Here’s an example on how to achieve this by spliting operations on the
edges to nodes. The option does the following: concatenate the ``src``
feature and ``dst`` feature, then apply a linear layer, i.e.
:math:`W\times (u || v)`. The ``src`` and ``dst`` feature dimension is
high, while the linear layer output dimension is low.
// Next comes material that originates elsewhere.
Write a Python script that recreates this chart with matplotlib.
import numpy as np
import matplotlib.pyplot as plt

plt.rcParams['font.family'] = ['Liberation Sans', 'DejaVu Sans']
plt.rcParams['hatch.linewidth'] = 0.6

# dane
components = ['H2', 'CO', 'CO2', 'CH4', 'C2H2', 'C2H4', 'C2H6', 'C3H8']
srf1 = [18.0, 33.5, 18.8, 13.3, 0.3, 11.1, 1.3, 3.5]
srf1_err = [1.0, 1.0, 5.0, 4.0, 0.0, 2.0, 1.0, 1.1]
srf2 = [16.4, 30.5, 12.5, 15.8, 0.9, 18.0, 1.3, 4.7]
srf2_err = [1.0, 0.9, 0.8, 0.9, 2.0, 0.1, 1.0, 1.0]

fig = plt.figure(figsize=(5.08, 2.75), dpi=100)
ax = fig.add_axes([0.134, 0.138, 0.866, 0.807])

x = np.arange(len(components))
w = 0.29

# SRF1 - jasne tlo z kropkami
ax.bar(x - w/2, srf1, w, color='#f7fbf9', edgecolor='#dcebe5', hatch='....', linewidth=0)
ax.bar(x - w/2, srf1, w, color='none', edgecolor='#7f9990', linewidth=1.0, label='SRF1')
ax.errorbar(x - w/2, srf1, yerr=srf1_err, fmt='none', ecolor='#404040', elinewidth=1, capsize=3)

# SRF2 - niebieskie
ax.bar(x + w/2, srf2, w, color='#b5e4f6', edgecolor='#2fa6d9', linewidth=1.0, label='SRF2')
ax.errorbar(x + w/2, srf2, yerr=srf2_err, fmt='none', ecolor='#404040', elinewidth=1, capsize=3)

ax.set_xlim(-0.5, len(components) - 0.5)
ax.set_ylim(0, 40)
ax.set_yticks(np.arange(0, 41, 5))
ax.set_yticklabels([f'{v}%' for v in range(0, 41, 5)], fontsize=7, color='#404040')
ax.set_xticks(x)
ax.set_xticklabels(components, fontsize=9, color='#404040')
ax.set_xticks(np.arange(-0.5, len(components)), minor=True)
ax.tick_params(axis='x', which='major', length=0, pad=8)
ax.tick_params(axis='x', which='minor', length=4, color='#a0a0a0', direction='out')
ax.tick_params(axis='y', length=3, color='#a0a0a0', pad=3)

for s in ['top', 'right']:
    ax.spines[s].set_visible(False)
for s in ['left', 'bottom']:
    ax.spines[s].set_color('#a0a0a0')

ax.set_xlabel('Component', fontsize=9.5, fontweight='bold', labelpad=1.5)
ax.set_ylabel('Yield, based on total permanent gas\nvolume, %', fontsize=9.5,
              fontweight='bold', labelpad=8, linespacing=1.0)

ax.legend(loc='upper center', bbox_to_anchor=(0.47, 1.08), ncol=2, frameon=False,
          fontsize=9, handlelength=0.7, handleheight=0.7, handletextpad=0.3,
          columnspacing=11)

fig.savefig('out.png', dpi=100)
A straight forward
implementation would be like:
.. code::
linear = nn.Parameter(th.FloatTensor(size=(1, node_feat_dim*2)))
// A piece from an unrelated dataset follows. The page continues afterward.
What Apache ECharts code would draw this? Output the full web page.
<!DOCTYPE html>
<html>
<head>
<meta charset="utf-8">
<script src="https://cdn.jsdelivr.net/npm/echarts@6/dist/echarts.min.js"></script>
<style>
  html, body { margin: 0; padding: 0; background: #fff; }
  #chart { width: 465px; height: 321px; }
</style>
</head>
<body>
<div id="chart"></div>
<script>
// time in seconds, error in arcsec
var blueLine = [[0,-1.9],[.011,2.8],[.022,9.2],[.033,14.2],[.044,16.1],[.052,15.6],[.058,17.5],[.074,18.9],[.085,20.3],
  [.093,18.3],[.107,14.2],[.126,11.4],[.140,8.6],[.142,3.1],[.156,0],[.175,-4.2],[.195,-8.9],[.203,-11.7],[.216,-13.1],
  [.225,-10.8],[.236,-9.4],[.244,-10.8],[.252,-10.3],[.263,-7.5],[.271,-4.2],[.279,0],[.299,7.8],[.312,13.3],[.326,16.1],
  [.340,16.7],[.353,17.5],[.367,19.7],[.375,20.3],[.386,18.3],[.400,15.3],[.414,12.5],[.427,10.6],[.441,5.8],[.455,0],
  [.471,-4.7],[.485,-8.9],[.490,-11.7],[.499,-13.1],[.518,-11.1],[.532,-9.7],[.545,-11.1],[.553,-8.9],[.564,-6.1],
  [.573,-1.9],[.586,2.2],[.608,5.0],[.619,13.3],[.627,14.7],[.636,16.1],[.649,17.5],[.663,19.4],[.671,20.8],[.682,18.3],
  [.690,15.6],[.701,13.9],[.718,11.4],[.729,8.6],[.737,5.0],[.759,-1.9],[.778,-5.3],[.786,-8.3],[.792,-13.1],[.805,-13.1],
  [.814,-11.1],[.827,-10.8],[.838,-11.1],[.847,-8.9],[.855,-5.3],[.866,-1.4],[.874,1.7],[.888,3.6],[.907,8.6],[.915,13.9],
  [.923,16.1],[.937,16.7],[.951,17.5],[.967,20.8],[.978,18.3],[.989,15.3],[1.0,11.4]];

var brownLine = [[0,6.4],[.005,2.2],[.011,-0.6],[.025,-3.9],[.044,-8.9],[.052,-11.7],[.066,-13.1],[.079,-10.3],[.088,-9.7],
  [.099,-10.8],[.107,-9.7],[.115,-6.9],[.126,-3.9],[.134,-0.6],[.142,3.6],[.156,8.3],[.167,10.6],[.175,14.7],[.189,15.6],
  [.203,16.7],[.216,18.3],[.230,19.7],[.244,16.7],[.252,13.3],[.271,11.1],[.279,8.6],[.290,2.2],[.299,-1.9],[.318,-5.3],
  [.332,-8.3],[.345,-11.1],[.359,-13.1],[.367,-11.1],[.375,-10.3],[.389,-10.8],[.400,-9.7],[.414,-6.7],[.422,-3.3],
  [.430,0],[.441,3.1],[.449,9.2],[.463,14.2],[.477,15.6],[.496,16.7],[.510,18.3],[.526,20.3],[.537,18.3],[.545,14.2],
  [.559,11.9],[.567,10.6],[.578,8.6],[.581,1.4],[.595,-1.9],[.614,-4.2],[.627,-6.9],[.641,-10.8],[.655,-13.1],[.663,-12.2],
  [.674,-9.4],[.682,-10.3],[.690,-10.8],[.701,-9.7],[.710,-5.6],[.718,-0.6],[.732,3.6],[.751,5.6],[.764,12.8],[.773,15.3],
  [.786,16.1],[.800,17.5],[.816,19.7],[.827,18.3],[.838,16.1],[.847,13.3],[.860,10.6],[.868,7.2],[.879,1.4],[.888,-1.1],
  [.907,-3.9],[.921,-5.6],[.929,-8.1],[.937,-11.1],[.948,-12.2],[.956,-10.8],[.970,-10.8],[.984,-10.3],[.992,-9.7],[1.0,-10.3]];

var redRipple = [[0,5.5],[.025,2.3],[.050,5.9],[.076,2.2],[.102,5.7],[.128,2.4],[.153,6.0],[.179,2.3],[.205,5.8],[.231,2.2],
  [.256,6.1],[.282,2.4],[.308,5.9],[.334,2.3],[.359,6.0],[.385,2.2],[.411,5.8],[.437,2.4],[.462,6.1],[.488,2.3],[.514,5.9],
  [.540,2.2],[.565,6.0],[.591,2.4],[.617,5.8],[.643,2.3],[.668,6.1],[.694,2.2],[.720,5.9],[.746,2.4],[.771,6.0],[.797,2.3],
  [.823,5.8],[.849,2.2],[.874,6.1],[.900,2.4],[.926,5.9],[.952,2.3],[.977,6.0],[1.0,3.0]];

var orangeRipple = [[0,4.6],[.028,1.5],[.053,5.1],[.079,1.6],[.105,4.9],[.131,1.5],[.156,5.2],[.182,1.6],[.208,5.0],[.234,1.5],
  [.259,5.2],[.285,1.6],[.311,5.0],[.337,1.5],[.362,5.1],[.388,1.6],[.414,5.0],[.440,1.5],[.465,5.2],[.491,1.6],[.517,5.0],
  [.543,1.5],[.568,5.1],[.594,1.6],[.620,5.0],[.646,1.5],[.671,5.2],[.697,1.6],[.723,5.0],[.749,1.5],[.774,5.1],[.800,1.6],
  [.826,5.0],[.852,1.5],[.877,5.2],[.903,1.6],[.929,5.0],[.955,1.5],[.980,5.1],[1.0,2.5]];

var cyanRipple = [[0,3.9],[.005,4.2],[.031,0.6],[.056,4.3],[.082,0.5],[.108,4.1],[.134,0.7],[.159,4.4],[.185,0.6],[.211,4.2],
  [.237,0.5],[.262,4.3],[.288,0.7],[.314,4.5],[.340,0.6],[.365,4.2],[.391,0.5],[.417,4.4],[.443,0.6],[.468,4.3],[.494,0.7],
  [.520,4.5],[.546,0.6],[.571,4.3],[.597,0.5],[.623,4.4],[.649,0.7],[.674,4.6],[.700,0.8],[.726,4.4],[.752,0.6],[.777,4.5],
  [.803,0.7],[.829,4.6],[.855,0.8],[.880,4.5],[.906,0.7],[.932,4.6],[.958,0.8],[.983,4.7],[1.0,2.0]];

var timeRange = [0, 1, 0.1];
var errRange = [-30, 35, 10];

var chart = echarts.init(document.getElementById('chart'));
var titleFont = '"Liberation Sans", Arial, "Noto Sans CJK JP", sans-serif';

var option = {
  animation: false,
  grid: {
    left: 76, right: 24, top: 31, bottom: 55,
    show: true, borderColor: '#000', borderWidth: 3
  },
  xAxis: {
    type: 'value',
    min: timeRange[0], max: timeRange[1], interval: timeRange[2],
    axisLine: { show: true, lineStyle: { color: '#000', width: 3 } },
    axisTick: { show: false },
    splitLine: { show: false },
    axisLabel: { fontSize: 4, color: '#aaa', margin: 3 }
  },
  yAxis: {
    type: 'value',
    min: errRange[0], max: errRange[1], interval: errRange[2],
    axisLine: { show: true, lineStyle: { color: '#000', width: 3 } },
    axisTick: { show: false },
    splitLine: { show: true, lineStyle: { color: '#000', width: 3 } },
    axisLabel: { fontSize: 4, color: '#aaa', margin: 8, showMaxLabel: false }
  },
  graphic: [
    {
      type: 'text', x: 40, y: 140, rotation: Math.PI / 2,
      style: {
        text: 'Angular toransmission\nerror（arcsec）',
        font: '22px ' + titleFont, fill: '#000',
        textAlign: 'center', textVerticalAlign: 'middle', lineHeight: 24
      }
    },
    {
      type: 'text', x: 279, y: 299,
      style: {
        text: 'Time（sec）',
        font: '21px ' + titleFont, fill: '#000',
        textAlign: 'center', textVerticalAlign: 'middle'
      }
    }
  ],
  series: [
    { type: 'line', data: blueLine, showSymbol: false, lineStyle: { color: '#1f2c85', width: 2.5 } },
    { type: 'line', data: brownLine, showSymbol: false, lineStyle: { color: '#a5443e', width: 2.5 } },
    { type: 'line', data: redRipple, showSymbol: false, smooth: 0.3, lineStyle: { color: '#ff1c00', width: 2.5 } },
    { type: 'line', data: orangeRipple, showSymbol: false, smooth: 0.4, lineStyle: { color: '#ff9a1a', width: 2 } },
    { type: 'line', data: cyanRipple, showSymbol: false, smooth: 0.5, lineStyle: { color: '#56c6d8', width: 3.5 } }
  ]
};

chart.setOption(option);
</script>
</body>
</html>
def concat_message_function(edges):
{'cat_feat': torch.cat([edges.src.ndata['feat'], edges.dst.ndata['feat']])}
g.apply_edges(concat_message_function)
g.edata['out'] = g.edata['cat_feat'] * linear
The suggested implementation will split the linear operation into two,
one applies on ``src`` feature, the other applies on ``dst`` feature.
Add the output of the linear operations on the edges at the final stage,
i.e. perform :math:`W_l\times u + W_r \times v`, since
:math:`W \times (u||v) = W_l \times u + W_r \times v`, where :math:`W_l`
and :math:`W_r` are the left and the right half of the matrix :math:`W`,
respectively:
.. code::
linear_src = nn.Parameter(th.FloatTensor(size=(1, node_feat_dim)))
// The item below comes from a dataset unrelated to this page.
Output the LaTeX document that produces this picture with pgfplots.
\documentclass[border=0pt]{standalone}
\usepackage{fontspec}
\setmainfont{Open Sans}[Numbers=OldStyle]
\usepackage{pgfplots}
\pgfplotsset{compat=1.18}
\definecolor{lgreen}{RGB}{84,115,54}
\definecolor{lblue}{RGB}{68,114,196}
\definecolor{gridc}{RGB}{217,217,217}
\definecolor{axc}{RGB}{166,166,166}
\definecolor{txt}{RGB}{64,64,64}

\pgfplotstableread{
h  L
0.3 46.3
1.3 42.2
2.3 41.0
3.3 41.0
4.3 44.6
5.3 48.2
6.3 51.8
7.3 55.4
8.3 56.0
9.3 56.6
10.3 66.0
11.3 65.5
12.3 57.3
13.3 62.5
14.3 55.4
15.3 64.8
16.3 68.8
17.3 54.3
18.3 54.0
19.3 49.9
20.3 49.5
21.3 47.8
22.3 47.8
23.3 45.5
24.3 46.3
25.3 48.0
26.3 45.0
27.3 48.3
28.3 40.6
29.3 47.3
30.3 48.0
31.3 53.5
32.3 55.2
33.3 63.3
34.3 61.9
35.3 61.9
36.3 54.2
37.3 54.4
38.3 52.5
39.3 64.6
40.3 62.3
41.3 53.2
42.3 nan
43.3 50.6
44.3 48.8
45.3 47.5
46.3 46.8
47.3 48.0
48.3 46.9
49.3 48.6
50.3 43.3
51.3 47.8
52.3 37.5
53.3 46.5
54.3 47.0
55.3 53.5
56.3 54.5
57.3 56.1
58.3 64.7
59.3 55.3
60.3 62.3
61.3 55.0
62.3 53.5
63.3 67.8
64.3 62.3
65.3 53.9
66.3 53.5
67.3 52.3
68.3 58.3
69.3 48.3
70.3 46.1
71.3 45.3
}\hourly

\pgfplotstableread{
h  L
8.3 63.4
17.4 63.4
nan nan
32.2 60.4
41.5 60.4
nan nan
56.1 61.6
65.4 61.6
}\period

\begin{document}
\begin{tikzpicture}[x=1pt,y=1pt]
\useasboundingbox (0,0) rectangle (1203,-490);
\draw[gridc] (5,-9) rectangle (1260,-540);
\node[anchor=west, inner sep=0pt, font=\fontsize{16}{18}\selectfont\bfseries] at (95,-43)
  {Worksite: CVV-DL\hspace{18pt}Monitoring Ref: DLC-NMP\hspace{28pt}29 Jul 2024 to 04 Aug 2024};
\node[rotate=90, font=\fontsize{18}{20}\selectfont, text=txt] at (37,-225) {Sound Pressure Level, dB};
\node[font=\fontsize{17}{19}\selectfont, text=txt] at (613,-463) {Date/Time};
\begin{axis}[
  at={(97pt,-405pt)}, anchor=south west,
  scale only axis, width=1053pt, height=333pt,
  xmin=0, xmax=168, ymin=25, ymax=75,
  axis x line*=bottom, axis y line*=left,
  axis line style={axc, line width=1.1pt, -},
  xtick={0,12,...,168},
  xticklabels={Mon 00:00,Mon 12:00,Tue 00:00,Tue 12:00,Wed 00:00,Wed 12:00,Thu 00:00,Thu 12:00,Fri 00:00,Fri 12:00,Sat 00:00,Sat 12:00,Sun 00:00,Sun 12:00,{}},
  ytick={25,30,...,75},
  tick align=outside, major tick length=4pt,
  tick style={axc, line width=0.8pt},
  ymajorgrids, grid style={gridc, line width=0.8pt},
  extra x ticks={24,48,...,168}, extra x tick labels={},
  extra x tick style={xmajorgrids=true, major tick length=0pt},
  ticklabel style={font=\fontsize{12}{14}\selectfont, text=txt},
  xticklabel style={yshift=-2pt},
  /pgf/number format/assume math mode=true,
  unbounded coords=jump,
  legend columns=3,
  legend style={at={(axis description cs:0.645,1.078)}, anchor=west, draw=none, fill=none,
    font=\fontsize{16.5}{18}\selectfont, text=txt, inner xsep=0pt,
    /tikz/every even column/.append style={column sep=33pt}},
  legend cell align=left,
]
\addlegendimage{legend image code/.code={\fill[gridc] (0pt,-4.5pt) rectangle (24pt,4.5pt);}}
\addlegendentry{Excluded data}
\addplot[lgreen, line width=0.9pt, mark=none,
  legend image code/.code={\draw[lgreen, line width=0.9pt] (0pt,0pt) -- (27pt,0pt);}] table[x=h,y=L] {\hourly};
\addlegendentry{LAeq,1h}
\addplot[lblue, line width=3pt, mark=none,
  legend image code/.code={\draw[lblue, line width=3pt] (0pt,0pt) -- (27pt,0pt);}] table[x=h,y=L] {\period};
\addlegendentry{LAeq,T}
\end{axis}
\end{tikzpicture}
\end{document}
linear_dst = nn.Parameter(th.FloatTensor(size=(1, node_feat_dim)))
out_src = g.ndata['feat'] * linear_src
out_dst = g.ndata['feat'] * linear_dst
g.srcdata.update({'out_src': out_src})
g.dstdata.update({'out_dst': out_dst})
g.apply_edges(fn.u_add_v('out_src', 'out_dst', 'out'))
The above two implementations are mathematically equivalent. The later
one is much efficient because we do not need to save feat_src and
feat_dst on edges, which is not memory-efficient. Plus, addition could
be optimized with DGL’s built-in function ``u_add_v``, which further
speeds up computation and saves memory footprint.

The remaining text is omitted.